- Written request:
How many lines of the data hold the word "this"? State the number and nothing else.

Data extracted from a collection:
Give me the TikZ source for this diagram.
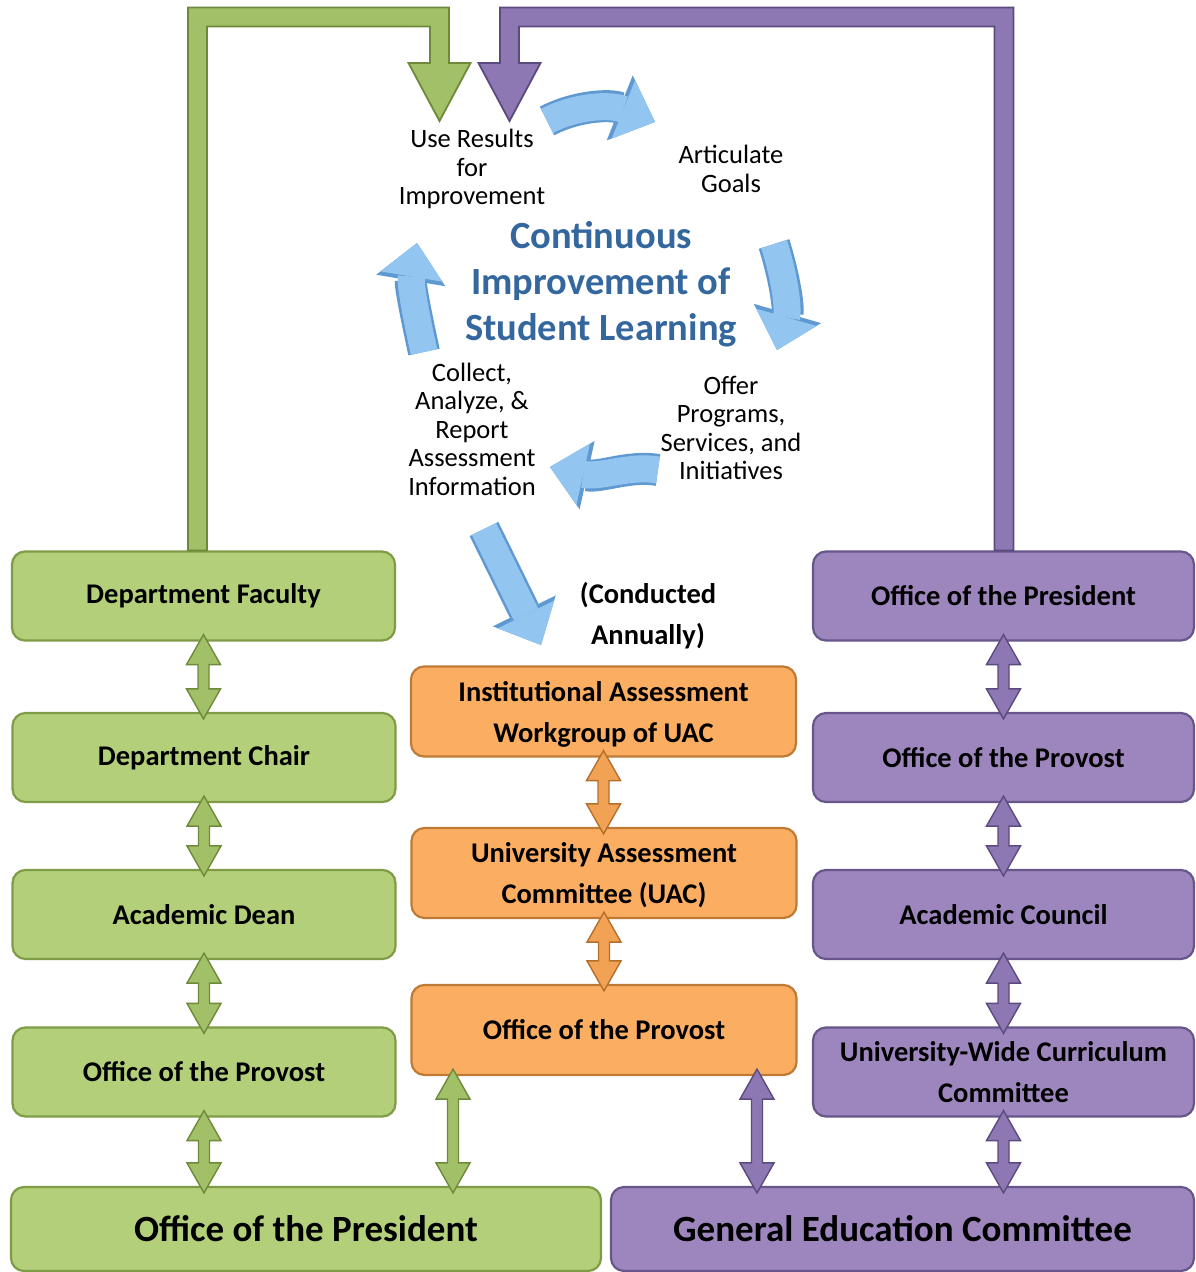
\documentclass[tikz,border=0pt]{standalone}
\usepackage{fontspec}
\setmainfont{Carlito}
\usetikzlibrary{arrows.meta,calc}
\definecolor{gF}{HTML}{B3CF79}
\definecolor{gD}{HTML}{7E9B45}
\definecolor{gA}{HTML}{A2C068}
\definecolor{gAD}{HTML}{6D8A3A}
\definecolor{pF}{HTML}{9D86BE}
\definecolor{pD}{HTML}{67568A}
\definecolor{pA}{HTML}{8E78B3}
\definecolor{pAD}{HTML}{5B4A7E}
\definecolor{oF}{HTML}{FBAE62}
\definecolor{oD}{HTML}{BF7A35}
\definecolor{oA}{HTML}{F2A254}
\definecolor{oAD}{HTML}{B46F2C}
\definecolor{bF}{HTML}{92C5F0}
\definecolor{bD}{HTML}{5F99D2}
\definecolor{tB}{HTML}{35679F}
\tikzset{
  box/.style={rounded corners=13pt, line width=2.2pt, inner sep=0pt, align=center,
    font=\bfseries\fontsize{28.5}{41}\selectfont},
  gbox/.style={box, draw=gD, fill=gF, minimum width=383pt, minimum height=89pt},
  pbox/.style={box, draw=pD, fill=pF, minimum width=381pt, minimum height=89pt},
  obox/.style={box, draw=oD, fill=oF, minimum width=385pt, minimum height=90pt},
  two/.style={text depth=0pt},
  bigbox/.style={font=\bfseries\fontsize{37}{44}\selectfont, minimum height=84pt},
  txt/.style={align=center, inner sep=0pt, font=\fontsize{26.5}{28.5}\selectfont},
  ttl/.style={align=center, inner sep=0pt, text=tB, font=\bfseries\fontsize{38.5}{46}\selectfont},
  dblarr/.style={line width=1.4pt, line join=miter, to path={
    let \p1=(\tikztostart), \p2=(\tikztotarget) in
    (\x1,\y1+7pt) -- (\x1+17pt,\y1-23pt) -- (\x1+5.5pt,\y1-23pt) -- (\x1+5.5pt,\y2+23pt)
    -- (\x1+17pt,\y2+23pt) -- (\x1,\y2-7pt) -- (\x1-17pt,\y2+23pt) -- (\x1-5.5pt,\y2+23pt)
    -- (\x1-5.5pt,\y1-23pt) -- (\x1-17pt,\y1-23pt) -- cycle}},
  gdbl/.style={dblarr, fill=gA, draw=gAD},
  pdbl/.style={dblarr, fill=pA, draw=pAD},
  odbl/.style={dblarr, fill=oA, draw=oAD},
  lpoly/.style={line width=1.8pt, line join=miter},
  barrout/.style={draw=bD, line width=32pt, -{Triangle[width=70pt,length=38pt,line width=0pt]}},
  barrin/.style={draw=bF, line width=27pt, -{Triangle[width=63pt,length=34pt,line width=0pt]}},
}
\begin{document}
\begin{tikzpicture}[x=1pt,y=-1pt]
\useasboundingbox (0,0) rectangle (1196,1272);

% left column
\node[gbox] (gDF) at (203.5,596) {Department Faculty};
\node[gbox] (gDC) at (204,757.5) {Department Chair};
\node[gbox] (gAD) at (204,914.5) {Academic Dean};
\node[gbox] (gOP) at (204,1072) {Office of the Provost};
\node[gbox, bigbox, minimum width=590pt] (gPres) at (306,1229) {Office of the President};

% right column
\node[pbox] (pPres) at (1003.5,596) {Office of the President};
\node[pbox] (pProv) at (1003.5,757.5) {Office of the Provost};
\node[pbox] (pAC) at (1003.5,914.5) {Academic Council};
\node[pbox, two] (pUW) at (1003.5,1072) {University-Wide Curriculum\\Committee};
\node[pbox, bigbox, minimum width=583pt] (pGE) at (902.5,1229) {General Education Committee};

% middle column
\node[obox, two] (oIA) at (603.5,711.5) {Institutional Assessment\\Workgroup of UAC};
\node[obox, two] (oUAC) at (604,873) {University Assessment\\Committee (UAC)};
\node[obox] (oProv) at (604,1030) {Office of the Provost};

% cycle texts
\node[txt] (tUse) at (472,169) {Use Results\\for\\Improvement};
\node[txt] (tArt) at (731,169) {Articulate\\Goals};
\node[ttl] (tCont) at (601,284) {Continuous\\Improvement of\\Student Learning};
\node[txt] (tOffer) at (731,428) {Offer\\Programs,\\Services, and\\Initiatives};
\node[txt] (tCollect) at (472,429) {Collect,\\Analyze, \&\\Report\\Assessment\\Information};
\node[align=center, inner sep=0pt, font=\bfseries\fontsize{28.5}{41}\selectfont] (tCond) at (648,616) {(Conducted\\Annually)};

% double arrows
\draw[gdbl] (gDF.south) to (gDC.north);
\draw[gdbl] (gDC.south) to (gAD.north);
\draw[gdbl] (gAD.south) to (gOP.north);
\draw[gdbl] (gOP.south) to (gOP.south |- gPres.north);
\draw[odbl] (oIA.south) to (oUAC.north);
\draw[odbl] (oUAC.south) to (oProv.north);
\draw[pdbl] (pPres.south) to (pProv.north);
\draw[pdbl] (pProv.south) to (pAC.north);
\draw[pdbl] (pAC.south) to (pUW.north);
\draw[pdbl] (pUW.south) to (pUW.south |- pGE.north);
\coordinate (gl) at ([xshift=-151pt]oProv.south);
\coordinate (pl) at ([xshift=153pt]oProv.south);
\draw[gdbl] (gl) to (gl |- gPres.north);
\draw[pdbl] (pl) to (pl |- pGE.north);

% feedback L-arrows
\coordinate (gs) at ([xshift=-6pt]gDF.north);
\coordinate (gc) at (439.5,17);
\coordinate (gtip) at (439.5,121);
\coordinate (ps) at ([xshift=0.5pt]pPres.north);
\coordinate (pc) at (509.5,17);
\coordinate (ptip) at (509.5,121);
\draw[lpoly, fill=gA, draw=gAD]
  ($(gs)+(-9.5,0)$) |- ($(gc)+(9.5,-9.5)$) |- ($(gtip)+(31,-58)$) -- (gtip)
  -- ($(gtip)+(-31,-58)$) -- ($(gtip)+(-9.5,-58)$) |- ($(gs |- gc)+(9.5,9.5)$)
  -- ($(gs)+(9.5,0)$) -- cycle;
\draw[lpoly, fill=pA, draw=pAD]
  ($(ps)+(9.5,0)$) |- ($(pc)+(-9.5,-9.5)$) |- ($(ptip)+(-31,-58)$) -- (ptip)
  -- ($(ptip)+(31,-58)$) -- ($(ptip)+(9.5,-58)$) |- ($(ps |- pc)+(-9.5,9.5)$)
  -- ($(ps)+(-9.5,0)$) -- cycle;

% cycle arrows
\coordinate (a1s) at (547,121);
\coordinate (a1e) at (655,122);
\coordinate (a2s) at (774,244);
\coordinate (a2e) at (777,350);
\coordinate (a3s) at (658,470);
\coordinate (a3e) at (550,467);
\coordinate (a4s) at (424,352);
\coordinate (a4e) at (417,243);
\coordinate (a5s) at (484,529);
\coordinate (a5e) at (541,645);
\foreach \s in {barrout, barrin}{
  \draw[\s] (a1s) .. controls (575,106) and (610,104) .. (a1e);
  \draw[\s] (a2s) .. controls (784,275) and (789,308) .. (a2e);
  \draw[\s] (a3s) .. controls (630,465) and (600,478) .. (a3e);
  \draw[\s] (a4s) .. controls (417,320) and (410,285) .. (a4e);
  \draw[\s] (a5s) -- (a5e);
}
\end{tikzpicture}
\end{document}
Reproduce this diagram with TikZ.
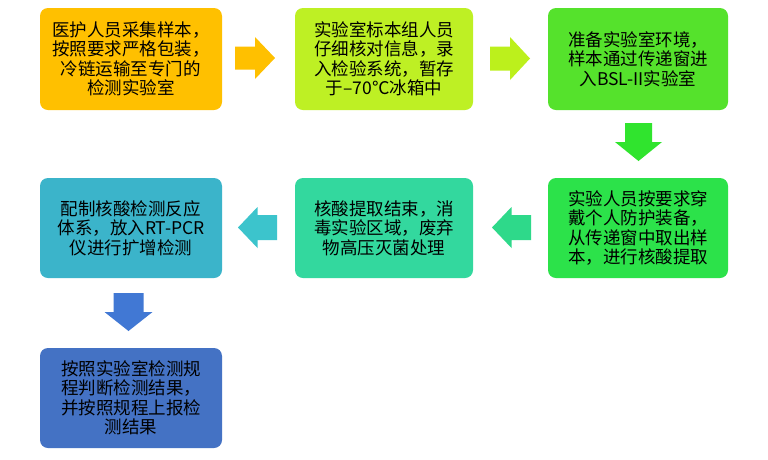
\documentclass[tikz,border=0pt]{standalone}
\usepackage{fontspec}
\newfontfamily\cjk{Noto Sans CJK SC}
\definecolor{cA}{HTML}{FFC000}
\definecolor{cB}{HTML}{BEF024}
\definecolor{cC}{HTML}{55E22C}
\definecolor{cD}{HTML}{2CE24A}
\definecolor{cE}{HTML}{33D89E}
\definecolor{cF}{HTML}{3BB4CA}
\definecolor{cG}{HTML}{4472C4}
\definecolor{aB}{HTML}{BCF01C}
\definecolor{aC}{HTML}{30E42E}
\definecolor{aD}{HTML}{2ED98A}
\definecolor{aE}{HTML}{3CC4CC}
\definecolor{aF}{HTML}{4178D4}
\begin{document}
\begin{tikzpicture}[x=1pt,y=-1pt,
  stepbox/.style={rounded corners=8pt, inner sep=0pt, align=center,
    font=\cjk\fontsize{17.5}{19.5}\selectfont, text=black},
]
\useasboundingbox[fill=white] (0,0) rectangle (768,459);
% boxes
\node[stepbox, fill=cA, minimum width=182pt, minimum height=102pt] (b1) at (131,59)
  {医护人员采集样本，\\按照要求严格包装，\\冷链运输至专门的\\检测实验室};
\node[stepbox, fill=cB, minimum width=178pt, minimum height=102pt] (b2) at (384,59)
  {实验室标本组人员\\仔细核对信息，录\\入检验系统，暂存\\于–70℃冰箱中};
\node[stepbox, fill=cC, minimum width=180pt, minimum height=102pt] (b3) at (638,59)
  {准备实验室环境，\\样本通过传递窗进\\入BSL-II实验室};
\node[stepbox, fill=cD, minimum width=180pt, minimum height=100pt] (b4) at (638,228)
  {实验人员按要求穿\\戴个人防护装备，\\从传递窗中取出样\\本，进行核酸提取};
\node[stepbox, fill=cE, minimum width=178pt, minimum height=100pt] (b5) at (384,228)
  {核酸提取结束，消\\毒实验区域，废弃\\物高压灭菌处理};
\node[stepbox, fill=cF, minimum width=182pt, minimum height=100pt] (b6) at (131,228)
  {配制核酸检测反应\\体系，放入RT-PCR\\仪进行扩增检测};
\node[stepbox, fill=cG, minimum width=182pt, minimum height=100pt] (b7) at (131,398)
  {按照实验室检测规\\程判断检测结果，\\并按照规程上报检\\测结果};
% block arrows
\fill[cA, shift={(255,58)}] (-20,-11.5) -- (0,-11.5) -- (0,-21) -- (20,0) -- (0,21) -- (0,11.5) -- (-20,11.5) -- cycle;
\fill[aB, shift={(510,58.5)}] (-20,-12) -- (0,-12) -- (0,-21.5) -- (20,0) -- (0,21.5) -- (0,12) -- (-20,12) -- cycle;
\fill[aC, shift={(638.5,142)}] (-13.5,-19) -- (13.5,-19) -- (13.5,0) -- (23.5,0) -- (0,19) -- (-23.5,0) -- (-13.5,0) -- cycle;
\fill[aD, shift={(511.5,227.5)}] (19.5,-12.5) -- (0,-12.5) -- (0,-20.5) -- (-19.5,0) -- (0,20.5) -- (0,12.5) -- (19.5,12.5) -- cycle;
\fill[aE, shift={(257.5,227.5)}] (19.5,-12.5) -- (0,-12.5) -- (0,-20.5) -- (-19.5,0) -- (0,20.5) -- (0,12.5) -- (19.5,12.5) -- cycle;
\fill[aF, shift={(128.5,312)}] (-15,-19) -- (15,-19) -- (15,0) -- (24,0) -- (0,19) -- (-24,0) -- (-15,0) -- cycle;
\end{tikzpicture}
\end{document}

- Written solution:
2